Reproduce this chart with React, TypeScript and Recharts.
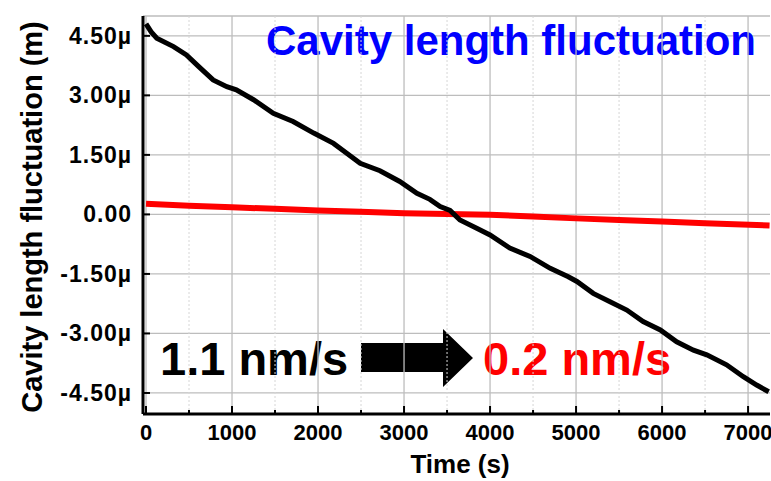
import React from 'react';
import { LineChart, Line, XAxis, YAxis, CartesianGrid, ReferenceLine } from 'recharts';

// time (s) and cavity length (µm)
const blackTime = [
  0, 60, 125, 320, 470, 610, 780, 940, 1050, 1250, 1480, 1710, 1950, 2180, 2330,
  2490, 2720, 2950, 3150, 3300, 3420, 3535, 3650, 3845, 4000, 4230, 4465, 4700,
  4910, 5010, 5200, 5395, 5590, 5780, 5980, 6170, 6365, 6520, 6750, 6945, 7100, 7240,
];
const blackValue = [
  4.8, 4.6, 4.44, 4.23, 4.02, 3.73, 3.39, 3.22, 3.14, 2.89, 2.55, 2.34, 2.05, 1.79, 1.55,
  1.29, 1.1, 0.83, 0.53, 0.38, 0.2, 0.1, -0.14, -0.35, -0.52, -0.85, -1.06, -1.36,
  -1.57, -1.69, -1.99, -2.2, -2.41, -2.7, -2.91, -3.21, -3.42, -3.54, -3.79, -4.09, -4.3, -4.47,
];
const redTime = [0, 500, 1000, 1500, 2000, 2500, 3000, 3500, 4000, 4500, 5000, 5500, 6000, 6500, 7250];
const redValue = [0.27, 0.22, 0.18, 0.14, 0.1, 0.07, 0.03, 0.01, -0.01, -0.05, -0.1, -0.14, -0.18, -0.22, -0.28];

const majorTimeTicks = [0, 1000, 2000, 3000, 4000, 5000, 6000, 7000];
const minorTimeTicks = [500, 1500, 2500, 3500, 4500, 5500, 6500];
const allTimeTicks = [0, 500, 1000, 1500, 2000, 2500, 3000, 3500, 4000, 4500, 5000, 5500, 6000, 6500, 7000];
const valueTicks = [-4.5, -3, -1.5, 0, 1.5, 3, 4.5];

const xDomain = [-35, 7255];
const yDomain = [-5.03, 5.0];

const blackData = blackTime.map((t, i) => ({ t, v: blackValue[i] }));
const redData = redTime.map((t, i) => ({ t, v: redValue[i] }));

const FONT = '"Liberation Sans", Arial, sans-serif';

const fmtValue = (v: number) => (v === 0 ? '0.00' : v.toFixed(2) + 'µ');

const TimeTick = (props: any) => {
  const { x, y, payload } = props;
  const major = payload.value % 1000 === 0;
  return (
    <g>
      <line x1={x} x2={x} y1={y} y2={y - (major ? 8 : 4)} stroke="#000" strokeWidth={2} />
      {major && (
        <text x={x} y={y + 26} textAnchor="middle" fontFamily={FONT} fontWeight="bold" fontSize={22} fill="#000">
          {payload.value}
        </text>
      )}
    </g>
  );
};

const ValueTick = (props: any) => {
  const { x, y, payload } = props;
  return (
    <g>
      <line x1={x} x2={x + 7} y1={y} y2={y} stroke="#000" strokeWidth={2} />
      <text x={x - 11} y={y + 8} textAnchor="end" fontFamily={FONT} fontWeight="bold" fontSize={23} letterSpacing={1} fill="#000">
        {fmtValue(payload.value)}
      </text>
    </g>
  );
};

export default function App() {
  return (
    <div style={{ position: 'absolute', left: 0, top: 0, width: 771, height: 481, background: '#fff' }}>
      <LineChart width={771} height={481} margin={{ top: 16, right: 1, left: 0, bottom: 0 }}>
        <CartesianGrid vertical={false} stroke="#bdbdbd" strokeWidth={1.3} />
        {minorTimeTicks.map((t) => (
          <ReferenceLine key={'m' + t} x={t} stroke="#d6d6d6" strokeDasharray="2 2" strokeWidth={1} />
        ))}
        {majorTimeTicks.map((t) => (
          <ReferenceLine key={'M' + t} x={t} stroke="#bdbdbd" strokeWidth={1.3} />
        ))}
        <XAxis
          dataKey="t"
          type="number"
          domain={xDomain}
          allowDataOverflow
          ticks={allTimeTicks}
          height={67}
          tickSize={0}
          tickMargin={0}
          tickLine={false}
          tick={<TimeTick />}
          axisLine={{ stroke: '#000', strokeWidth: 3 }}
          interval={0}
        />
        <XAxis
          xAxisId="top"
          orientation="top"
          type="number"
          domain={xDomain}
          allowDataOverflow
          ticks={allTimeTicks}
          height={0}
          mirror
          tick={false}
          tickSize={5}
          tickLine={{ stroke: '#000', strokeWidth: 2 }}
          axisLine={{ stroke: '#000', strokeWidth: 2 }}
          interval={0}
        />
        <YAxis
          type="number"
          domain={yDomain}
          allowDataOverflow
          ticks={valueTicks}
          width={143}
          tickSize={0}
          tickMargin={0}
          tickLine={false}
          tick={<ValueTick />}
          axisLine={{ stroke: '#000', strokeWidth: 3 }}
          interval={0}
        />
        <YAxis
          yAxisId="right"
          orientation="right"
          type="number"
          domain={yDomain}
          allowDataOverflow
          ticks={valueTicks}
          width={0}
          mirror
          tick={false}
          tickSize={5}
          tickLine={{ stroke: '#000', strokeWidth: 2 }}
          axisLine={{ stroke: '#000', strokeWidth: 2 }}
          interval={0}
        />
        <Line data={redData} dataKey="v" type="linear" stroke="#ff0000" strokeWidth={6} dot={false} isAnimationActive={false} />
        <Line data={blackData} dataKey="v" type="linear" stroke="#000" strokeWidth={5} dot={false} isAnimationActive={false} />

        <text x={756} y={55} textAnchor="end" fontFamily={FONT} fontWeight="bold" fontSize={42} fill="#0000ff">
          Cavity length fluctuation
        </text>
        <text x={160} y={375} fontFamily={FONT} fontWeight="bold" fontSize={47} fill="#000">
          1.1 nm/s
        </text>
        <polygon points="361,343 443,343 443,329 473,358 443,387 443,372 361,372" fill="#000" />
        <text x={483} y={375} fontFamily={FONT} fontWeight="bold" fontSize={47} fill="#ff0000">
          0.2 nm/s
        </text>
        <text
          x={42}
          y={217}
          transform="rotate(-90 42 217)"
          textAnchor="middle"
          fontFamily={FONT}
          fontWeight="bold"
          fontSize={29}
          fill="#000"
        >
          Cavity length fluctuation (m)
        </text>
        <text x={460} y={473} textAnchor="middle" fontFamily={FONT} fontWeight="bold" fontSize={26} fill="#000">
          Time (s)
        </text>
      </LineChart>
    </div>
  );
}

What this task involves:
Take the listing above and restate it word for word, without its pictures.

Answer:
Reproduce this chart with React, TypeScript and Recharts.
import React from 'react';
import { LineChart, Line, XAxis, YAxis, CartesianGrid, ReferenceLine } from 'recharts';

// time (s) and cavity length (µm)
const blackTime = [
  0, 60, 125, 320, 470, 610, 780, 940, 1050, 1250, 1480, 1710, 1950, 2180, 2330,
  2490, 2720, 2950, 3150, 3300, 3420, 3535, 3650, 3845, 4000, 4230, 4465, 4700,
  4910, 5010, 5200, 5395, 5590, 5780, 5980, 6170, 6365, 6520, 6750, 6945, 7100, 7240,
];
const blackValue = [
  4.8, 4.6, 4.44, 4.23, 4.02, 3.73, 3.39, 3.22, 3.14, 2.89, 2.55, 2.34, 2.05, 1.79, 1.55,
  1.29, 1.1, 0.83, 0.53, 0.38, 0.2, 0.1, -0.14, -0.35, -0.52, -0.85, -1.06, -1.36,
  -1.57, -1.69, -1.99, -2.2, -2.41, -2.7, -2.91, -3.21, -3.42, -3.54, -3.79, -4.09, -4.3, -4.47,
];
const redTime = [0, 500, 1000, 1500, 2000, 2500, 3000, 3500, 4000, 4500, 5000, 5500, 6000, 6500, 7250];
const redValue = [0.27, 0.22, 0.18, 0.14, 0.1, 0.07, 0.03, 0.01, -0.01, -0.05, -0.1, -0.14, -0.18, -0.22, -0.28];

const majorTimeTicks = [0, 1000, 2000, 3000, 4000, 5000, 6000, 7000];
const minorTimeTicks = [500, 1500, 2500, 3500, 4500, 5500, 6500];
const allTimeTicks = [0, 500, 1000, 1500, 2000, 2500, 3000, 3500, 4000, 4500, 5000, 5500, 6000, 6500, 7000];
const valueTicks = [-4.5, -3, -1.5, 0, 1.5, 3, 4.5];

const xDomain = [-35, 7255];
const yDomain = [-5.03, 5.0];

const blackData = blackTime.map((t, i) => ({ t, v: blackValue[i] }));
const redData = redTime.map((t, i) => ({ t, v: redValue[i] }));

const FONT = '"Liberation Sans", Arial, sans-serif';

const fmtValue = (v: number) => (v === 0 ? '0.00' : v.toFixed(2) + 'µ');

const TimeTick = (props: any) => {
  const { x, y, payload } = props;
  const major = payload.value % 1000 === 0;
  return (
    <g>
      <line x1={x} x2={x} y1={y} y2={y - (major ? 8 : 4)} stroke="#000" strokeWidth={2} />
      {major && (
        <text x={x} y={y + 26} textAnchor="middle" fontFamily={FONT} fontWeight="bold" fontSize={22} fill="#000">
          {payload.value}
        </text>
      )}
    </g>
  );
};

const ValueTick = (props: any) => {
  const { x, y, payload } = props;
  return (
    <g>
      <line x1={x} x2={x + 7} y1={y} y2={y} stroke="#000" strokeWidth={2} />
      <text x={x - 11} y={y + 8} textAnchor="end" fontFamily={FONT} fontWeight="bold" fontSize={23} letterSpacing={1} fill="#000">
        {fmtValue(payload.value)}
      </text>
    </g>
  );
};

export default function App() {
  return (
    <div style={{ position: 'absolute', left: 0, top: 0, width: 771, height: 481, background: '#fff' }}>
      <LineChart width={771} height={481} margin={{ top: 16, right: 1, left: 0, bottom: 0 }}>
        <CartesianGrid vertical={false} stroke="#bdbdbd" strokeWidth={1.3} />
        {minorTimeTicks.map((t) => (
          <ReferenceLine key={'m' + t} x={t} stroke="#d6d6d6" strokeDasharray="2 2" strokeWidth={1} />
        ))}
        {majorTimeTicks.map((t) => (
          <ReferenceLine key={'M' + t} x={t} stroke="#bdbdbd" strokeWidth={1.3} />
        ))}
        <XAxis
          dataKey="t"
          type="number"
          domain={xDomain}
          allowDataOverflow
          ticks={allTimeTicks}
          height={67}
          tickSize={0}
          tickMargin={0}
          tickLine={false}
          tick={<TimeTick />}
          axisLine={{ stroke: '#000', strokeWidth: 3 }}
          interval={0}
        />
        <XAxis
          xAxisId="top"
          orientation="top"
          type="number"
          domain={xDomain}
          allowDataOverflow
          ticks={allTimeTicks}
          height={0}
          mirror
          tick={false}
          tickSize={5}
          tickLine={{ stroke: '#000', strokeWidth: 2 }}
          axisLine={{ stroke: '#000', strokeWidth: 2 }}
          interval={0}
        />
        <YAxis
          type="number"
          domain={yDomain}
          allowDataOverflow
          ticks={valueTicks}
          width={143}
          tickSize={0}
          tickMargin={0}
          tickLine={false}
          tick={<ValueTick />}
          axisLine={{ stroke: '#000', strokeWidth: 3 }}
          interval={0}
        />
        <YAxis
          yAxisId="right"
          orientation="right"
          type="number"
          domain={yDomain}
          allowDataOverflow
          ticks={valueTicks}
          width={0}
          mirror
          tick={false}
          tickSize={5}
          tickLine={{ stroke: '#000', strokeWidth: 2 }}
          axisLine={{ stroke: '#000', strokeWidth: 2 }}
          interval={0}
        />
        <Line data={redData} dataKey="v" type="linear" stroke="#ff0000" strokeWidth={6} dot={false} isAnimationActive={false} />
        <Line data={blackData} dataKey="v" type="linear" stroke="#000" strokeWidth={5} dot={false} isAnimationActive={false} />

        <text x={756} y={55} textAnchor="end" fontFamily={FONT} fontWeight="bold" fontSize={42} fill="#0000ff">
          Cavity length fluctuation
        </text>
        <text x={160} y={375} fontFamily={FONT} fontWeight="bold" fontSize={47} fill="#000">
          1.1 nm/s
        </text>
        <polygon points="361,343 443,343 443,329 473,358 443,387 443,372 361,372" fill="#000" />
        <text x={483} y={375} fontFamily={FONT} fontWeight="bold" fontSize={47} fill="#ff0000">
          0.2 nm/s
        </text>
        <text
          x={42}
          y={217}
          transform="rotate(-90 42 217)"
          textAnchor="middle"
          fontFamily={FONT}
          fontWeight="bold"
          fontSize={29}
          fill="#000"
        >
          Cavity length fluctuation (m)
        </text>
        <text x={460} y={473} textAnchor="middle" fontFamily={FONT} fontWeight="bold" fontSize={26} fill="#000">
          Time (s)
        </text>
      </LineChart>
    </div>
  );
}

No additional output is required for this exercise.